Le texte adopté hier comporte un certain nombre d’horreurs et la première d’entre elles est celle relative au fait que c’est l’autorité administrative qui désormais décide de ce que l’on peut dire ou ne pas dire sur les réseaux. La police peut sommer n’importe quel site, quelle que soit sa taille, de supprimer dans les 24 heures des textes qu’elle juge contraire à la loi. (...)

Il est clair que les grandes plates-formes comme Facebook et Twitter, non seulement vont poursuivre leur censure a priori qui existe déjà, mais par précaution déférer à toutes les demandes de suppression émanant du pouvoir d’État. Le système d’intimidation ainsi adopté n’est pas destiné à « lutter contre la haine » mais bien à réprimer la liberté d’expression sur les réseaux. Et ce d’autant, que le pouvoir actuel nous a fait une très jolie démonstration à propos de l’expression de la haine dans la fameuse affaire « Mila ». On se rappelle cette jeune fille de 16 ans victime d’une agression raciste sexiste sur les réseaux et répondant vivement en critiquant vertement une religion, ce qui est une liberté fondamentale. Pour faire l’objet ensuite d’un incroyable déferlement d’insultes et de menaces de mort qui se sont comptés par dizaines de milliers. Le premier réflexe du parquet mandaté par Madame Belloubet fut de lancer une enquête préliminaire contre la jeune fille ! (...)

Et ce n’est pas l’annonce de la création d’un parquet spécialisé ainsi que d’une juridiction également spécialisée qui vont changer quoi que ce soit en réintroduisant le juge dans le processus. La précédente création du Parquet National Financier a été une belle démonstration de l’instrumentalisation de la justice à des fins politiques dont l’actuel pouvoir est un pratiquant assidu. (...)

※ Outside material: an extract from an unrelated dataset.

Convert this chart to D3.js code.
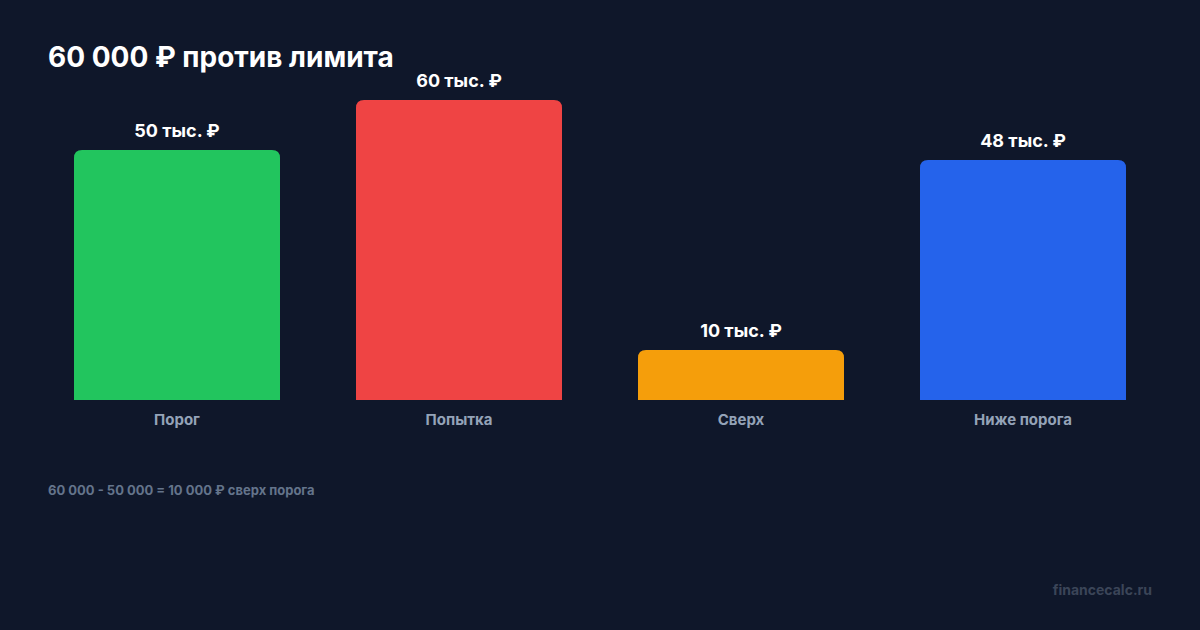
<!DOCTYPE html>
<html><head><meta charset="utf-8">
<script src="https://cdn.jsdelivr.net/npm/d3@7/dist/d3.min.js"></script>
<style>html,body{margin:0;padding:0;background:#0f172a;}svg{display:block;font-family:Inter,"Noto Sans",sans-serif;}</style>
</head><body>
<svg id="c" width="1200" height="630"></svg>
<script>
const categories = ["Порог", "Попытка", "Сверх", "Ниже порога"];
const values = [50, 60, 10, 48];
const valueLabels = ["50 тыс. ₽", "60 тыс. ₽", "10 тыс. ₽", "48 тыс. ₽"];
const colors = ["#22c55e", "#ef4444", "#f59e0b", "#2563eb"];
const title = "60 000 ₽ против лимита";
const footnote = "60 000 - 50 000 = 10 000 ₽ сверх порога";
const watermark = "financecalc.ru";

const svg = d3.select("#c");
svg.append("rect").attr("width",1200).attr("height",630).attr("fill","#0f172a");

const x = d3.scaleBand().domain(categories).range([48,1152])
  .paddingInner(76/282).paddingOuter(26/282);
const y = d3.scaleLinear().domain([0,60]).range([400,100]);

function topRounded(x0, y0, w, h, r){
  r = Math.min(r, h, w/2);
  return `M${x0},${y0+h}V${y0+r}Q${x0},${y0} ${x0+r},${y0}H${x0+w-r}Q${x0+w},${y0} ${x0+w},${y0+r}V${y0+h}Z`;
}

svg.append("text").attr("x",48).attr("y",67).attr("fill","#ffffff")
  .attr("font-size",28).attr("font-weight",700).text(title);

const g = svg.append("g");
categories.forEach((c,i)=>{
  const bx = x(c), bw = x.bandwidth(), top = y(values[i]);
  g.append("path").attr("d", topRounded(bx, top, bw, y(0)-top, 8)).attr("fill", colors[i]);
  g.append("text").attr("x", bx+bw/2).attr("y", top-13).attr("text-anchor","middle")
    .attr("fill","#ffffff").attr("font-size",18).attr("font-weight",700).text(valueLabels[i]);
  g.append("text").attr("x", bx+bw/2).attr("y", 425).attr("text-anchor","middle")
    .attr("fill","#94a3b8").attr("font-size",15).attr("font-weight",700).text(c);
});

svg.append("text").attr("x",48).attr("y",495).attr("fill","#64748b")
  .attr("font-size",13).attr("font-weight",700).text(footnote);
svg.append("text").attr("x",1152).attr("y",595).attr("text-anchor","end").attr("fill","#3b4558")
  .attr("font-size",14).attr("font-weight",700).text(watermark);
</script>
</body></html>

Une ribambelle de dispositifs se sont succédé, dans un pays déjà sujet à l’inflation législative, visant à museler l’expression ; la loi présentée comme anti fake-news, permettant l’intervention du juge des référés en matière politique représente une véritable abomination antidémocratique. Elle n’a pourtant pas trouvé beaucoup d’opposants sur les bancs de l’Hémicycle. L’esprit propagandiste qui dirigeait l’esprit de cette loi a pourtant été mis en lumière lors des récentes manipulations d’opinion et d’intrusion dans la liberté d’information auxquelles s’est prêté l’exécutif avec sa tentative de déploiement d’un site de « Desinfox » afin de contrôler la bonne parole sur la gestion de la crise sanitaire. La loi présentée comme « anti-casseurs » et qui avait surtout pour objectif de casser la liberté d’expression propre au droit de manifester, en tentant de justifier l’injustifiable arrestation arbitraire et préventive des opposants sociaux et politiques par le pouvoir, n’a pareillement pas suscité beaucoup de réactions hostiles, proposée même par Les Républicains. La loi Avia ne fait que compléter ce système répressif antidémocratique, lequel démontre la nature autoritaire et illibérale du pouvoir macronien. Rappelons également que si chacun semble considérer comme acquis les bienfaits de la fin de l’anonymat sur les réseaux sociaux, celui-là permet pourtant à de nombreux lanceurs d’alerte de diffuser certaines informations. Mais protéger les lanceurs d’alerte n’est pas non plus une grande priorité de cet exécutif qui s’est empressé avec un zèle remarquable de faire appliquer en droit national la directive européenne sur le secret des affaires en mode « procédure-bâillon ». (...)

Notons enfin que la notion de « haine » permet de condamner la critique de nature politique et sociale. On se souvient d’Emmanuel Macron fustigeant, lors du mouvement des Gilets Jaunes, la « foule haineuse ». Cette sémantique appliquée au champ politique n’est pas anodine et permet d’entrevoir un verrouillage de l’opposition politique et sociale par un pouvoir aux abois.

On en comprend donc tous les dangers multifactoriels. (...)

Il est indispensable de s’opposer, par toutes les voies de droit possible, à cette mise en cause de la liberté fondamentale d’expression. À l’Assemblée, la droite républicaine s’est ressaisie, la France insoumise a fait son devoir, et on notera la « glorieuse » et guère surprenante abstention du groupe socialiste… Il faudra s’en souvenir.